## Problem
Reproduce all of the data exactly.

**** Available data

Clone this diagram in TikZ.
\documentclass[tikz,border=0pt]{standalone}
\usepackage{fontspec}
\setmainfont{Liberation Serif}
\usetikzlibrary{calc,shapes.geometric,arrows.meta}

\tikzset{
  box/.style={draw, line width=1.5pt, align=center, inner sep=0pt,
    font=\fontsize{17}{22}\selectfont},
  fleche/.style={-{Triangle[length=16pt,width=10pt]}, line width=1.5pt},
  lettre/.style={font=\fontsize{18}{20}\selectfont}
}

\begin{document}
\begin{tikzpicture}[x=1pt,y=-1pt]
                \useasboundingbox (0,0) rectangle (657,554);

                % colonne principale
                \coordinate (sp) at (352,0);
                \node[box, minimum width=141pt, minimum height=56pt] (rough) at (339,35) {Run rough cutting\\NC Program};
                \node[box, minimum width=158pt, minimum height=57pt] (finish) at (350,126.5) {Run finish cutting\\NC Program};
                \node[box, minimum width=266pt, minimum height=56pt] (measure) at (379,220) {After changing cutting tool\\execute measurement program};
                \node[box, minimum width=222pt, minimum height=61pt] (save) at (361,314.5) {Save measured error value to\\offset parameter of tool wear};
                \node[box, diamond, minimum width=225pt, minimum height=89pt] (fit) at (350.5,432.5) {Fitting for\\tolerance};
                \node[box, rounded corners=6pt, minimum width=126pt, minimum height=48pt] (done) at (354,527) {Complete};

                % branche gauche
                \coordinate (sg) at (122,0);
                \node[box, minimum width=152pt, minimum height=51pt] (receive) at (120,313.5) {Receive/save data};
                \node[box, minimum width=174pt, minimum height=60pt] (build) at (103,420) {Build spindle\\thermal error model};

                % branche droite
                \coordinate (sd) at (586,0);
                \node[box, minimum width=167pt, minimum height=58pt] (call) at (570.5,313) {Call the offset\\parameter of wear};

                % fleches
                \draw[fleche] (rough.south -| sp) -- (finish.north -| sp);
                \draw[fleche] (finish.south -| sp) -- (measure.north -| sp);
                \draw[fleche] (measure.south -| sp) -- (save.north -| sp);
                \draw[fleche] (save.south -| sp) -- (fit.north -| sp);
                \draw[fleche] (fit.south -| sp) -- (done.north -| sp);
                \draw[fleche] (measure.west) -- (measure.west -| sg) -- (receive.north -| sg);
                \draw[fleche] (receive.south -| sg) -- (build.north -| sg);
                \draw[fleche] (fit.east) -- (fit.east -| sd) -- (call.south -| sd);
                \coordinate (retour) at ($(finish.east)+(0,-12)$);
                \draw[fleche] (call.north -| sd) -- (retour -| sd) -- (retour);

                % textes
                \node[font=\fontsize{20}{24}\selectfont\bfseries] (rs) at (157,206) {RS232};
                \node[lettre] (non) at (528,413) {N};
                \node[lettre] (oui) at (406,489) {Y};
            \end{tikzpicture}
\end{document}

********

## Full output
Clone this diagram in TikZ.
\documentclass[tikz,border=0pt]{standalone}
\usepackage{fontspec}
\setmainfont{Liberation Serif}
\usetikzlibrary{calc,shapes.geometric,arrows.meta}

\tikzset{
  box/.style={draw, line width=1.5pt, align=center, inner sep=0pt,
    font=\fontsize{17}{22}\selectfont},
  fleche/.style={-{Triangle[length=16pt,width=10pt]}, line width=1.5pt},
  lettre/.style={font=\fontsize{18}{20}\selectfont}
}

\begin{document}
\begin{tikzpicture}[x=1pt,y=-1pt]
                \useasboundingbox (0,0) rectangle (657,554);

                % colonne principale
                \coordinate (sp) at (352,0);
                \node[box, minimum width=141pt, minimum height=56pt] (rough) at (339,35) {Run rough cutting\\NC Program};
                \node[box, minimum width=158pt, minimum height=57pt] (finish) at (350,126.5) {Run finish cutting\\NC Program};
                \node[box, minimum width=266pt, minimum height=56pt] (measure) at (379,220) {After changing cutting tool\\execute measurement program};
                \node[box, minimum width=222pt, minimum height=61pt] (save) at (361,314.5) {Save measured error value to\\offset parameter of tool wear};
                \node[box, diamond, minimum width=225pt, minimum height=89pt] (fit) at (350.5,432.5) {Fitting for\\tolerance};
                \node[box, rounded corners=6pt, minimum width=126pt, minimum height=48pt] (done) at (354,527) {Complete};

                % branche gauche
                \coordinate (sg) at (122,0);
                \node[box, minimum width=152pt, minimum height=51pt] (receive) at (120,313.5) {Receive/save data};
                \node[box, minimum width=174pt, minimum height=60pt] (build) at (103,420) {Build spindle\\thermal error model};

                % branche droite
                \coordinate (sd) at (586,0);
                \node[box, minimum width=167pt, minimum height=58pt] (call) at (570.5,313) {Call the offset\\parameter of wear};

                % fleches
                \draw[fleche] (rough.south -| sp) -- (finish.north -| sp);
                \draw[fleche] (finish.south -| sp) -- (measure.north -| sp);
                \draw[fleche] (measure.south -| sp) -- (save.north -| sp);
                \draw[fleche] (save.south -| sp) -- (fit.north -| sp);
                \draw[fleche] (fit.south -| sp) -- (done.north -| sp);
                \draw[fleche] (measure.west) -- (measure.west -| sg) -- (receive.north -| sg);
                \draw[fleche] (receive.south -| sg) -- (build.north -| sg);
                \draw[fleche] (fit.east) -- (fit.east -| sd) -- (call.south -| sd);
                \coordinate (retour) at ($(finish.east)+(0,-12)$);
                \draw[fleche] (call.north -| sd) -- (retour -| sd) -- (retour);

                % textes
                \node[font=\fontsize{20}{24}\selectfont\bfseries] (rs) at (157,206) {RS232};
                \node[lettre] (non) at (528,413) {N};
                \node[lettre] (oui) at (406,489) {Y};
            \end{tikzpicture}
\end{document}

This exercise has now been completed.